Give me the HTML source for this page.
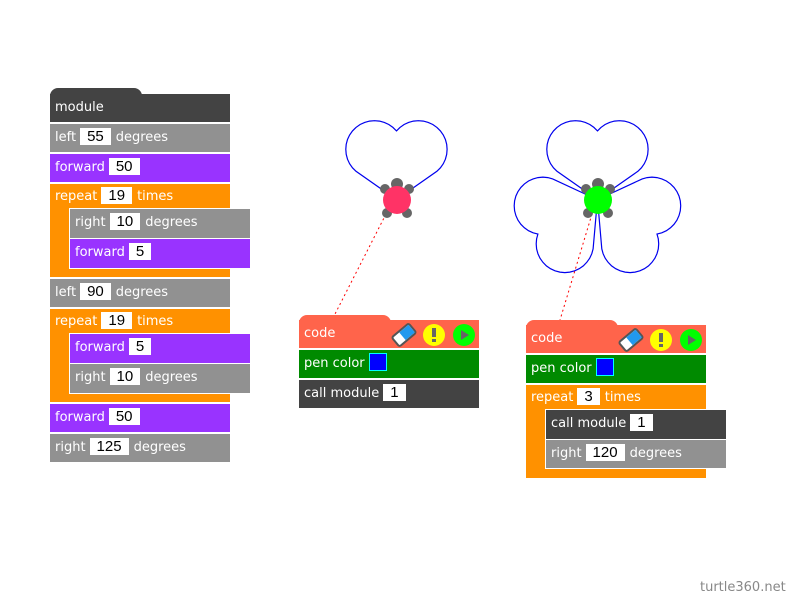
<!DOCTYPE html>
<html><head><meta charset="utf-8"><style>
body{margin:0;width:798px;height:599px;background:#fff;position:relative;overflow:hidden;font-family:"DejaVu Sans","Liberation Sans",sans-serif;}
.b{position:absolute;color:#fff;font-size:13px;line-height:28px;padding-left:5px;box-sizing:border-box;white-space:nowrap}
.v{display:inline-block;background:#fff;color:#000;font-size:15px;line-height:17px;padding:0 7px;margin:0 5px 0 4px;vertical-align:0px;font-family:"Liberation Sans",sans-serif}
.g{background:#919191}.p{background:#9933ff}.o{background:#ff9100}.d{background:#434343}.c{background:#ff644b}.gr{background:#008a00}
.in{border:1px solid #fff;border-right:none}
.tab{position:absolute;border-radius:8px 8px 0 0}
.sw{display:inline-block;width:16px;height:16px;background:#00f;border:1px solid #0ff;vertical-align:-4px;margin-left:4px}
</style></head><body>
<svg width="798" height="599" style="position:absolute;left:0;top:0">
<path id="h1" fill="none" stroke="#0000ee" stroke-width="1.2"/>
<path id="h2" fill="none" stroke="#0000ee" stroke-width="1.2"/>
<line x1="386" y1="214" x2="333" y2="318" stroke="#f00" stroke-dasharray="2,3"/>
<line x1="592" y1="214" x2="560" y2="320" stroke="#f00" stroke-dasharray="2,3"/>
<g fill="#666"><circle cx="397" cy="184" r="6"/><circle cx="385" cy="189" r="5"/><circle cx="409" cy="189" r="5"/><circle cx="387" cy="213" r="5"/><circle cx="407" cy="213" r="5"/></g>
<circle cx="397" cy="200" r="14" fill="#ff3366"/>
<g fill="#666"><circle cx="598" cy="184" r="6"/><circle cx="586" cy="189" r="5"/><circle cx="610" cy="189" r="5"/><circle cx="588" cy="213" r="5"/><circle cx="608" cy="213" r="5"/></g>
<circle cx="598" cy="200" r="14" fill="#00ff00"/>
</svg>
<script>
function mod(s){var a=[];function t(d){s.h+=d;}function f(n){s.x+=n*Math.sin(s.h*Math.PI/180);s.y-=n*Math.cos(s.h*Math.PI/180);a.push(s.x.toFixed(1)+","+s.y.toFixed(1));}
t(-55);f(50);for(var i=0;i<19;i++){t(10);f(5);}t(-90);for(i=0;i<19;i++){f(5);t(10);}f(50);t(125);return a;}
var s={x:397,y:200,h:0};document.getElementById('h1').setAttribute('d','M397,200L'+mod(s).join('L'));
s={x:598,y:200,h:0};var d='M598,200';for(var k=0;k<3;k++){d+='L'+mod(s).join('L');s.h+=120;}document.getElementById('h2').setAttribute('d',d);
</script>
<!-- left module -->
<div class="tab d" style="left:50px;top:88px;width:92px;height:10px"></div>
<div class="b d" style="left:50px;top:94px;width:180px;height:28px">module</div>
<div class="b g" style="left:50px;top:124px;width:180px;height:28px">left<span class="v">55</span>degrees</div>
<div class="b p" style="left:50px;top:154px;width:180px;height:28px">forward<span class="v">50</span></div>
<div class="b o" style="left:50px;top:184px;width:180px;height:93px;line-height:26px">repeat<span class="v">19</span>times</div>
<div class="b g in" style="left:69px;top:208px;width:181px;height:31px">right<span class="v">10</span>degrees</div>
<div class="b p in" style="left:69px;top:238px;width:181px;height:31px">forward<span class="v">5</span></div>
<div class="b g" style="left:50px;top:279px;width:180px;height:28px">left<span class="v">90</span>degrees</div>
<div class="b o" style="left:50px;top:309px;width:180px;height:93px;line-height:26px">repeat<span class="v">19</span>times</div>
<div class="b p in" style="left:69px;top:333px;width:181px;height:31px">forward<span class="v">5</span></div>
<div class="b g in" style="left:69px;top:363px;width:181px;height:31px">right<span class="v">10</span>degrees</div>
<div class="b p" style="left:50px;top:404px;width:180px;height:28px">forward<span class="v">50</span></div>
<div class="b g" style="left:50px;top:434px;width:180px;height:28px">right<span class="v">125</span>degrees</div>
<!-- code 1 -->
<div class="tab c" style="left:299px;top:315px;width:92px;height:10px"></div>
<div class="b c" style="left:299px;top:320px;width:180px;height:28px">code</div>
<div class="b gr" style="left:299px;top:350px;width:180px;height:28px">pen color<span class="sw"></span></div>
<div class="b d" style="left:299px;top:380px;width:180px;height:28px">call module<span class="v">1</span></div>
<!-- code 2 -->
<div class="tab c" style="left:526px;top:320px;width:92px;height:10px"></div>
<div class="b c" style="left:526px;top:325px;width:180px;height:28px">code</div>
<div class="b gr" style="left:526px;top:355px;width:180px;height:28px">pen color<span class="sw"></span></div>
<div class="b o" style="left:526px;top:385px;width:180px;height:93px;line-height:26px">repeat<span class="v">3</span>times</div>
<div class="b d in" style="left:545px;top:409px;width:181px;height:31px">call module<span class="v">1</span></div>
<div class="b g in" style="left:545px;top:439px;width:181px;height:30px">right<span class="v">120</span>degrees</div>
<!-- icons -->
<svg width="798" height="599" style="position:absolute;left:0;top:0">
<g id="ic">
<g transform="translate(404,335) rotate(-40)"><rect x="-11" y="-6" width="22" height="12" rx="2" fill="#fff" stroke="#555" stroke-width="2"/><rect x="-2" y="-5" width="12" height="10" fill="#2299ee"/></g>
<circle cx="434" cy="335" r="11" fill="#ffff00"/><rect x="432" y="328" width="4" height="9" fill="#666"/><rect x="432" y="339" width="4" height="3" fill="#666"/>
<circle cx="464" cy="335" r="11" fill="#00ff00"/><path d="M461,330L469,335L461,340Z" fill="#666"/>
</g>
<use href="#ic" x="227" y="5"/>
</svg>
<div style="position:absolute;left:700px;top:580px;font-size:13px;color:#888;font-family:'DejaVu Sans',sans-serif">turtle360.net</div>
</body></html>
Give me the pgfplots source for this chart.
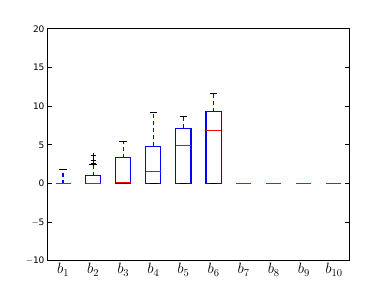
\documentclass[border=0pt]{standalone}
\usepackage{pgfplots}
\pgfplotsset{compat=1.18}
\usepackage{fontspec}
\setmainfont{DejaVu Sans}
\usepackage{fix-cm}
\definecolor{mplblue}{RGB}{0,0,255}
\definecolor{mplred}{RGB}{255,0,0}
\begin{document}
\begin{tikzpicture}[x=1pt,y=1pt]
\begin{axis}[
  scale only axis,
  width=301pt, height=232pt,
  xmin=0.5, xmax=10.5,
  ymin=-10, ymax=20,
  ytick={-10,-5,0,5,10,15,20},
  yticklabels={$-$10,$-$5,0,5,10,15,20},
  xtick={1,2,3,4,5,6,7,8,9,10},
  xticklabels={$b_{1}$,$b_{2}$,$b_{3}$,$b_{4}$,$b_{5}$,$b_{6}$,$b_{7}$,$b_{8}$,$b_{9}$,$b_{10}$},
  xticklabel style={font=\fontsize{15}{16}\selectfont, yshift=1pt},
  yticklabel style={font=\fontsize{9}{10}\selectfont},
  x tick style={draw=none},
  y tick style={black, line width=1pt},
  tick align=inside,
  major tick length=4pt,
  ytick pos=both,
  yticklabel pos=left,
  axis line style={black, line width=1pt},
  unbounded coords=jump,
]
% boxes (q1 = 0 for all)
\addplot[draw=mplblue, line width=1.1pt, solid, mark=none] coordinates {
(0.75,0) (1.25,0) (1.25,0) (0.75,0) (0.75,0) (nan,nan)
(1.75,0) (2.25,0) (2.25,1.0) (1.75,1.0) (1.75,0) (nan,nan)
(2.75,0) (3.25,0) (3.25,3.37) (2.75,3.37) (2.75,0) (nan,nan)
(3.75,0) (4.25,0) (4.25,4.83) (3.75,4.83) (3.75,0) (nan,nan)
(4.75,0) (5.25,0) (5.25,7.17) (4.75,7.17) (4.75,0) (nan,nan)
(5.75,0) (6.25,0) (6.25,9.28) (5.75,9.28) (5.75,0) (nan,nan)
(6.75,0) (7.25,0) (nan,nan)
(7.75,0) (8.25,0) (nan,nan)
(8.75,0) (9.25,0) (nan,nan)
(9.75,0) (10.25,0) (nan,nan)
};
% upper whiskers
\addplot[draw=mplblue, line width=1.1pt, dash pattern=on 4pt off 3pt, mark=none] coordinates {
(1,0) (1,1.86) (nan,nan)
(2,1.0) (2,2.5) (nan,nan)
(3,3.37) (3,5.44) (nan,nan)
(4,4.83) (4,9.24) (nan,nan)
(5,7.17) (5,8.72) (nan,nan)
(6,9.28) (6,11.65) (nan,nan)
};
% caps
\addplot[draw=black, line width=1.1pt, solid, mark=none] coordinates {
(0.875,1.86) (1.125,1.86) (nan,nan)
(1.875,2.5) (2.125,2.5) (nan,nan)
(2.875,5.44) (3.125,5.44) (nan,nan)
(3.875,9.24) (4.125,9.24) (nan,nan)
(4.875,8.72) (5.125,8.72) (nan,nan)
(5.875,11.65) (6.125,11.65) (nan,nan)
(0.875,0) (1.125,0) (nan,nan)
(1.875,0) (2.125,0) (nan,nan)
(2.875,0) (3.125,0) (nan,nan)
(3.875,0) (4.125,0) (nan,nan)
(4.875,0) (5.125,0) (nan,nan)
(5.875,0) (6.125,0) (nan,nan)
(6.875,0) (7.125,0) (nan,nan)
(7.875,0) (8.125,0) (nan,nan)
(8.875,0) (9.125,0) (nan,nan)
(9.875,0) (10.125,0) (nan,nan)
};
% medians
\addplot[draw=mplred, line width=1.1pt, solid, mark=none] coordinates {
(0.75,0) (1.25,0) (nan,nan)
(1.75,0) (2.25,0) (nan,nan)
(2.75,0.18) (3.25,0.18) (nan,nan)
(3.75,1.55) (4.25,1.55) (nan,nan)
(4.75,4.97) (5.25,4.97) (nan,nan)
(5.75,6.82) (6.25,6.82) (nan,nan)
(6.75,0) (7.25,0) (nan,nan)
(7.75,0) (8.25,0) (nan,nan)
(8.75,0) (9.25,0) (nan,nan)
(9.75,0) (10.25,0) (nan,nan)
};
% fliers
\addplot[only marks, mark=+, mark size=2.5pt, draw=black, line width=1pt] coordinates {(2,2.6) (2,3.0) (2,3.7)};
\end{axis}
\path (current axis.south west) ++(-48pt,-30pt);
\path (current axis.north east) ++(39pt,29pt);
\end{tikzpicture}
\end{document}
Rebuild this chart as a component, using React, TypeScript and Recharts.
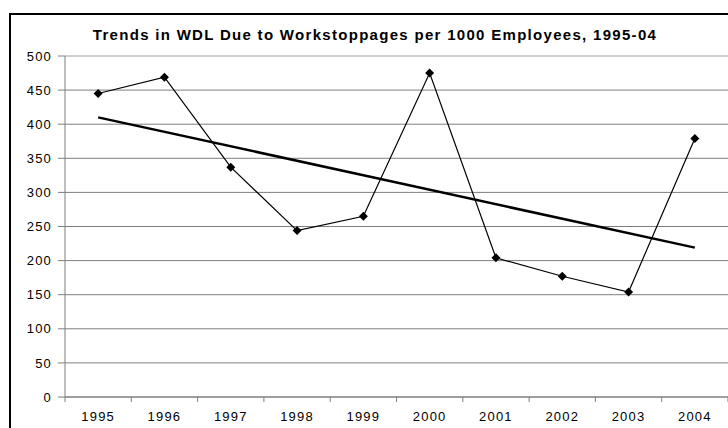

○ ○ ○ ○ ○

▶ [Instruction]
Look through the entries above and list every line containing "source".

▶ [Worked answer]
Give me the HTML source for this page.
Give me the pgfplots source for this chart.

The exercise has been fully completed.